I made a great find this week on the free table outside Daedalus Bookshop (the table itself being a great example of local recycling): my very own copy of the Whole Earth Catalog!
I’ve never had one of these in the house, though I’ve browsed them once or twice. You may know that the catalog first came out in 1968, the brainchild of Stewart Brand; this one was published in 1994 (using PageMaker 5.0, according to the afterword!). It’s a large, heavy object.
And it’s stuffed with info and images. One could order a book about biodiversity, squint at a map of the Northern Rockies bioregion, view an image of a fractal, read about women’s health, or bone up on the seven deadly delusions according to Dolores LaChapelle. ("The false dichotomy of spirit vs. nature" is number two). It’s a wild panoply of books, videos, and places to look stuff up, all geared toward the kind of person who most likely wouldn’t mind being called a treehugger. Straw bale construction! Amnesty International! Sustainable forestry! (And also, starting a business, martial arts, virtual reality, and sex.)

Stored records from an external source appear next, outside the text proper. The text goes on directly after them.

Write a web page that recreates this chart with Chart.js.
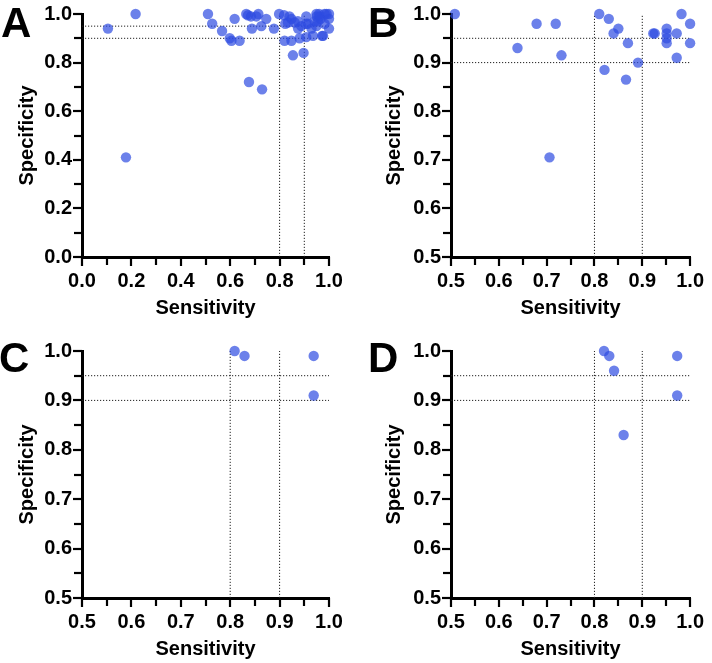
<!DOCTYPE html>
<html>
<head>
<meta charset="utf-8">
<script src="https://cdn.jsdelivr.net/npm/chart.js@4.4.1/dist/chart.umd.min.js"></script>
<style>
    body { margin: 0; background: #fff; }
    #wrap { position: relative; width: 712px; height: 663px; }
    .cell { position: absolute; }
    .cell canvas { display: block; }
    .tag { position: absolute; font: bold 42px "Liberation Sans", Arial, sans-serif; color: #000; line-height: 1; }
</style>
</head>
<body>
<div id="wrap">
    <div class="cell" style="left:0;top:0"><canvas id="chartA" width="356" height="331"></canvas></div>
    <div class="cell" style="left:356px;top:0"><canvas id="chartB" width="356" height="331"></canvas></div>
    <div class="cell" style="left:0;top:331px"><canvas id="chartC" width="356" height="332"></canvas></div>
    <div class="cell" style="left:356px;top:331px"><canvas id="chartD" width="356" height="332"></canvas></div>
    <div class="tag" style="left:1px;top:2px">A</div>
    <div class="tag" style="left:368px;top:2px">B</div>
    <div class="tag" style="left:-1px;top:337px">C</div>
    <div class="tag" style="left:368px;top:337px">D</div>
</div>
<script>
// Panel A
var sensA = [0.105, 0.217, 0.178, 0.51, 0.527, 0.567, 0.598, 0.605, 0.638, 0.618,
             0.665, 0.676, 0.729, 0.672, 0.684, 0.688, 0.714, 0.706, 0.726, 0.746,
             0.777, 0.798, 0.818, 0.823, 0.834, 0.82, 0.848, 0.854, 0.897, 0.848,
             0.861, 0.875, 0.874, 0.881, 0.888, 0.908, 0.908, 0.908, 0.929, 0.935,
             0.942, 0.949, 0.949, 0.955, 0.962, 0.966, 0.972, 0.976, 0.982, 0.982,
             0.99, 1.0, 1.0, 1.0, 0.96, 0.95, 0.915, 0.84];
var specA = [0.94, 1.0, 0.41, 1.0, 0.96, 0.93, 0.90, 0.89, 0.89, 0.98,
             1.0, 0.72, 0.69, 0.995, 0.99, 0.94, 1.0, 0.99, 0.95, 0.98,
             0.94, 1.0, 0.995, 0.96, 0.965, 0.89, 0.89, 0.83, 0.84, 0.98,
             0.965, 0.94, 0.97, 0.90, 0.95, 0.99, 0.96, 0.905, 0.94, 0.91,
             0.97, 1.0, 0.95, 0.97, 0.99, 0.98, 0.91, 0.91, 1.0, 0.96,
             1.0, 1.0, 0.98, 0.94, 1.0, 0.99, 0.96, 0.99];
// Panel B
var sensB = [0.508, 0.639, 0.679, 0.719, 0.731, 0.706, 0.81, 0.83, 0.85, 0.84,
             0.821, 0.87, 0.866, 0.891, 0.923, 0.926, 0.951, 0.951, 0.951, 0.951,
             0.972, 0.972, 0.982, 1.0, 1.0];
var specB = [1.0, 0.93, 0.98, 0.98, 0.915, 0.705, 1.0, 0.99, 0.97, 0.96,
             0.885, 0.94, 0.865, 0.90, 0.96, 0.96, 0.97, 0.96, 0.95, 0.94,
             0.96, 0.91, 1.0, 0.98, 0.94];
// Panel C
var sensC = [0.809, 0.829, 0.969, 0.969];
var specC = [1.0, 0.99, 0.99, 0.91];
// Panel D
var sensD = [0.82, 0.831, 0.841, 0.861, 0.973, 0.973];
var specD = [1.0, 0.99, 0.96, 0.83, 0.99, 0.91];

// dotted cut-off lines
var specCuts = [0.95, 0.9];
var sensCuts = [0.8, 0.9];

var fontFam = '"Liberation Sans", Arial, sans-serif';
var dotColor = "rgba(45, 75, 225, 0.7)";

function toPoints(xs, ys) {
    var out = [];
    for (var i = 0; i < xs.length; i++) out.push({ x: xs[i], y: ys[i] });
    return out;
}

// outside tick marks on every step
var tickMarks = {
    id: "tickMarks",
    afterDraw: function (chart) {
        var ctx = chart.ctx;
        var xs = chart.scales.x, ys = chart.scales.y;
        ctx.save();
        ctx.strokeStyle = "#000";
        ctx.lineWidth = 2.2;
        xs.ticks.forEach(function (t) {
            var px = Math.round(xs.getPixelForValue(t.value));
            var len = t.label ? 9 : 8;
            ctx.beginPath();
            ctx.moveTo(px, xs.top);
            ctx.lineTo(px, xs.top + len);
            ctx.stroke();
        });
        ys.ticks.forEach(function (t) {
            var py = Math.round(ys.getPixelForValue(t.value));
            var len = t.label ? 9 : 8;
            ctx.beginPath();
            ctx.moveTo(ys.right, py);
            ctx.lineTo(ys.right - len, py);
            ctx.stroke();
        });
        ctx.restore();
    }
};

function makePanel(id, sens, spec, lo, step, lay) {
    var datasets = [{
        data: toPoints(sens, spec),
        backgroundColor: dotColor,
        borderWidth: 0,
        pointRadius: 5.2,
        clip: false
    }];
    specCuts.forEach(function (c) {
        datasets.push({ data: [{ x: lo, y: c }, { x: 1, y: c }], showLine: true, pointRadius: 0,
            borderColor: "#222", borderWidth: 1, borderDash: [1.2, 1.8] });
    });
    sensCuts.forEach(function (c) {
        datasets.push({ data: [{ x: c, y: lo }, { x: c, y: 1 }], showLine: true, pointRadius: 0,
            borderColor: "#222", borderWidth: 1, borderDash: [1.2, 1.8] });
    });

    function tickLabel(v) {
        var k = Math.round(v / step);
        return k % 2 === 0 ? v.toFixed(1) : "";
    }
    function axis(title, titlePad) {
        return {
            type: "linear",
            min: lo, max: 1,
            ticks: { stepSize: step, autoSkip: false, maxRotation: 0, color: "#000",
                     font: { family: fontFam, size: 20, weight: "bold", lineHeight: 1 },
                     callback: tickLabel },
            grid: { display: true, drawOnChartArea: false, drawTicks: true, tickLength: 6,
                    color: "#000", lineWidth: 2, tickWidth: 2, tickColor: "#000" },
            border: { display: true, color: "#000", width: 3 },
            title: { display: true, text: title, color: "#000", padding: titlePad,
                     font: { family: fontFam, size: 20, weight: "bold", lineHeight: 1.2 } }
        };
    }
    var xAxis = axis("Sensitivity", { top: 0, bottom: lay.xTitlePad });
    xAxis.ticks.padding = 8;
    xAxis.afterFit = function (s) { s.height = lay.xHeight; };
    var yAxis = axis("Specificity", { top: lay.yTitlePad, bottom: 0 });
    yAxis.ticks.padding = 4;
    yAxis.afterFit = function (s) { s.width = lay.yWidth; };

    return new Chart(document.getElementById(id).getContext("2d"), {
        type: "scatter",
        data: { datasets: datasets },
        options: {
            responsive: false,
            animation: false,
            devicePixelRatio: 1,
            layout: { padding: { left: 0, top: lay.top, right: lay.right, bottom: 0 } },
            plugins: { legend: { display: false }, tooltip: { enabled: false } },
            scales: { x: xAxis, y: yAxis }
        },
        plugins: [tickMarks]
    });
}

makePanel("chartA", sensA, specA, 0, 0.1, { top: 10, right: 27, yWidth: 82, xHeight: 74, xTitlePad: 11, yTitlePad: 15 });
makePanel("chartB", sensB, specB, 0.5, 0.05, { top: 10, right: 15, yWidth: 95, xHeight: 74, xTitlePad: 11, yTitlePad: 26 });
makePanel("chartC", sensC, specC, 0.5, 0.05, { top: 20, right: 27, yWidth: 82, xHeight: 65, xTitlePad: 2, yTitlePad: 15 });
makePanel("chartD", sensD, specD, 0.5, 0.05, { top: 20, right: 15, yWidth: 95, xHeight: 65, xTitlePad: 2, yTitlePad: 26 });
</script>
</body>
</html>
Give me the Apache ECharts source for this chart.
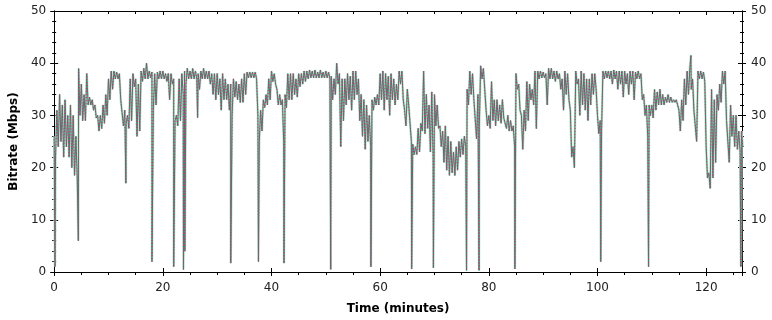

I like the rigor of what the Whole Earth catalog represents, even if this particular version is outdated. I like that it suggests that environmentalists—that is, those who value the planet and recognize their own responsibility as stewards—are serious, hardworking types who crave information and are as likely to do as to talk.
And there are some great books on offer, too. If they’re not still available through the current WEC, I might keep my eye on the Daedalus table and see if they turn up.
Anyone else keep this tome around? What have you learned from it?